With the emergence of high-speed serial interfaces, high-speed backplane technology is replacing conventional low-speed parallel bus technology. However, high-speed serial interfaces may be susceptible to issues including inter symbol interference (ISI). ISI is the spreading of symbols, which leads to energy from one symbol degrading subsequent symbols. ISI may be caused, for example, by amplitude attenuation, group delay distortion, and so on.
Receivers are traditionally configured with a feed-forward equalizer (FFE) that attempts to undo some of the effects on a signal caused by the channel that carries the signal. For channels with extensive attenuation around the Nyquist frequency, a FFE needs to provide significant high-frequency boosting to improve the signal to noise ratio (SNR). However, such high-frequency boosting generally causes noise power enhancement. Noise power enhancement can be partially mitigated if some portion of the channel equalization is performed at the transmitter. The 10GBASE-KR standard therefore defines a three-tap filter to perform channel equalization at the transmitter. Adaptively determining an acceptable, near-optimum, and/or optimum transmit equalizer setting has conventionally been difficult, non-deterministic, and/or time consuming.
An acceptable, near-optimum, and/or optimum transmit equalizer setting may depend on existing channel conditions and thus may not be pre-determinable. Therefore, transmitters and receivers may need to be configured to adaptively determine the settings for the three-tap filter. Some conventional systems for adaptively determining an optimal transmit equalizer rely on minimum mean square error (MMSE) based adaptation and thus may operate in O(N2) time because the systems consider O(N2) data points. Additionally, these conventional systems may ignore the fact that the transmit equalizer needs to be deconvolved from the FFE output samples before being used in the adaptation equation. Implementing a deconvolution circuit can be difficult and can result in a circuit having stability issues. MMSE based approaches may also suffer because the same error signal is used to adapt the timing recovery loop, the FFE/decision feedback equalizer (DFE) setting, and the transmit equalizer setting, which can cause undesired interaction between the various loops which in turn causes tap values to drift, which can degrade the SNR.

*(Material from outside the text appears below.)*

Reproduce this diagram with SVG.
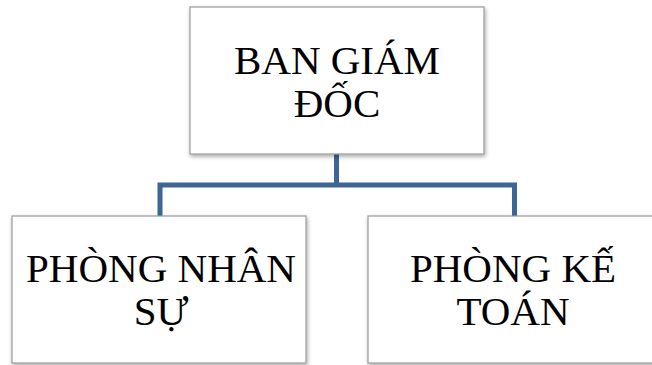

Other conventional systems for adaptively determining acceptable, near-optimal, and/or optimal transmit equalizer settings rely on a simplex-based approach. While this search is based on SNR, such a search may be too complex to implement practically. Also, this type of search assumes that transmitter settings can be controlled exactly, which is not a practical reality. In practice, a receiver may only request that a transmitter either increase or decrease tap values in an equalizer. The transmitter may then choose to change the tap values to lie somewhere within the permissible limits described, for example, in a standard. However, the way in which the tap values are changed may not follow a trajectory that facilitates reducing the size of a search space. Since the tap values cannot be controlled exactly, the search mechanism may be slow to converge to a solution, and if the search mechanism does converge, the convergence may not be to an optimal solution.